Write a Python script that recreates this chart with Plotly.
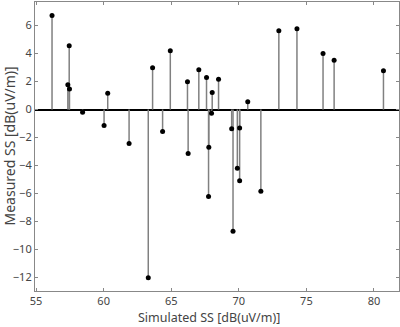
import plotly.graph_objects as go

sim = [56.18, 57.35, 57.45, 57.47, 58.44, 60.03, 60.3, 61.88, 63.3, 63.62, 64.36, 64.93,
       66.2, 66.25, 67.04, 67.61, 67.76, 67.78, 67.98, 68.03, 68.5, 69.47, 69.57, 69.89,
       70.06, 70.06, 70.66, 71.63, 72.96, 74.3, 76.23, 77.05, 80.7]
meas = [6.73, 1.77, 4.56, 1.46, -0.19, -1.14, 1.17, -2.43, -12.03, 2.98, -1.57, 4.2,
        1.98, -3.15, 2.84, 2.29, -6.23, -2.69, -0.26, 1.22, 2.17, -1.38, -8.71, -4.2,
        -1.33, -5.1, 0.55, -5.85, 5.63, 5.78, 4.01, 3.53, 2.77]

xticks = [55, 60, 65, 70, 75, 80]
yticks = [-12, -10, -8, -6, -4, -2, 0, 2, 4, 6]
xtitle = "Simulated SS [dB(uV/m)]"
ytitle = "Measured SS [dB(uV/m)]"

sx, sy = [], []
for a, b in zip(sim, meas):
    sx += [a, a, None]
    sy += [0, b, None]

fig = go.Figure()
fig.add_trace(go.Scatter(x=sx, y=sy, mode="lines",
                         line=dict(color="#808080", width=1.5), hoverinfo="skip"))
fig.add_trace(go.Scatter(x=sim, y=meas, mode="markers",
                         marker=dict(color="black", size=5)))

font = "Noto Sans, Open Sans, sans-serif"
axis_common = dict(showgrid=False, showline=True, linecolor="#888888", linewidth=1.2,
                   mirror="ticks", ticks="inside", ticklen=3, tickcolor="#888888",
                   tickfont=dict(family=font, size=11, color="#444444"))
fig.update_layout(
    width=400, height=327,
    margin=dict(l=35, r=1, t=2, b=36),
    plot_bgcolor="white", paper_bgcolor="white",
    showlegend=False,
    xaxis=dict(range=[54.92, 81.85], tickvals=xticks, zeroline=False, **axis_common),
    yaxis=dict(range=[-12.98, 7.69], tickvals=yticks, zeroline=True,
               zerolinecolor="black", zerolinewidth=1.5, **axis_common),
    annotations=[
        dict(text=xtitle, xref="paper", yref="paper", x=0.5, y=0, xshift=-8, yshift=-16,
             xanchor="center", yanchor="top", showarrow=False,
             font=dict(family=font, size=12.5, color="#444444")),
        dict(text=ytitle, xref="paper", yref="paper", x=0, y=0.5, xshift=-26,
             xanchor="center", yanchor="middle", textangle=-90, showarrow=False,
             font=dict(family=font, size=14, color="#444444")),
    ],
)
fig.write_html("out.html")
________
JOB
Leaving the pictures aside, transcribe the entire listing exactly.

RESULT OF THIS TASK
Write a Python script that recreates this chart with Plotly.
import plotly.graph_objects as go

sim = [56.18, 57.35, 57.45, 57.47, 58.44, 60.03, 60.3, 61.88, 63.3, 63.62, 64.36, 64.93,
       66.2, 66.25, 67.04, 67.61, 67.76, 67.78, 67.98, 68.03, 68.5, 69.47, 69.57, 69.89,
       70.06, 70.06, 70.66, 71.63, 72.96, 74.3, 76.23, 77.05, 80.7]
meas = [6.73, 1.77, 4.56, 1.46, -0.19, -1.14, 1.17, -2.43, -12.03, 2.98, -1.57, 4.2,
        1.98, -3.15, 2.84, 2.29, -6.23, -2.69, -0.26, 1.22, 2.17, -1.38, -8.71, -4.2,
        -1.33, -5.1, 0.55, -5.85, 5.63, 5.78, 4.01, 3.53, 2.77]

xticks = [55, 60, 65, 70, 75, 80]
yticks = [-12, -10, -8, -6, -4, -2, 0, 2, 4, 6]
xtitle = "Simulated SS [dB(uV/m)]"
ytitle = "Measured SS [dB(uV/m)]"

sx, sy = [], []
for a, b in zip(sim, meas):
    sx += [a, a, None]
    sy += [0, b, None]

fig = go.Figure()
fig.add_trace(go.Scatter(x=sx, y=sy, mode="lines",
                         line=dict(color="#808080", width=1.5), hoverinfo="skip"))
fig.add_trace(go.Scatter(x=sim, y=meas, mode="markers",
                         marker=dict(color="black", size=5)))

font = "Noto Sans, Open Sans, sans-serif"
axis_common = dict(showgrid=False, showline=True, linecolor="#888888", linewidth=1.2,
                   mirror="ticks", ticks="inside", ticklen=3, tickcolor="#888888",
                   tickfont=dict(family=font, size=11, color="#444444"))
fig.update_layout(
    width=400, height=327,
    margin=dict(l=35, r=1, t=2, b=36),
    plot_bgcolor="white", paper_bgcolor="white",
    showlegend=False,
    xaxis=dict(range=[54.92, 81.85], tickvals=xticks, zeroline=False, **axis_common),
    yaxis=dict(range=[-12.98, 7.69], tickvals=yticks, zeroline=True,
               zerolinecolor="black", zerolinewidth=1.5, **axis_common),
    annotations=[
        dict(text=xtitle, xref="paper", yref="paper", x=0.5, y=0, xshift=-8, yshift=-16,
             xanchor="center", yanchor="top", showarrow=False,
             font=dict(family=font, size=12.5, color="#444444")),
        dict(text=ytitle, xref="paper", yref="paper", x=0, y=0.5, xshift=-26,
             xanchor="center", yanchor="middle", textangle=-90, showarrow=False,
             font=dict(family=font, size=14, color="#444444")),
    ],
)
fig.write_html("out.html")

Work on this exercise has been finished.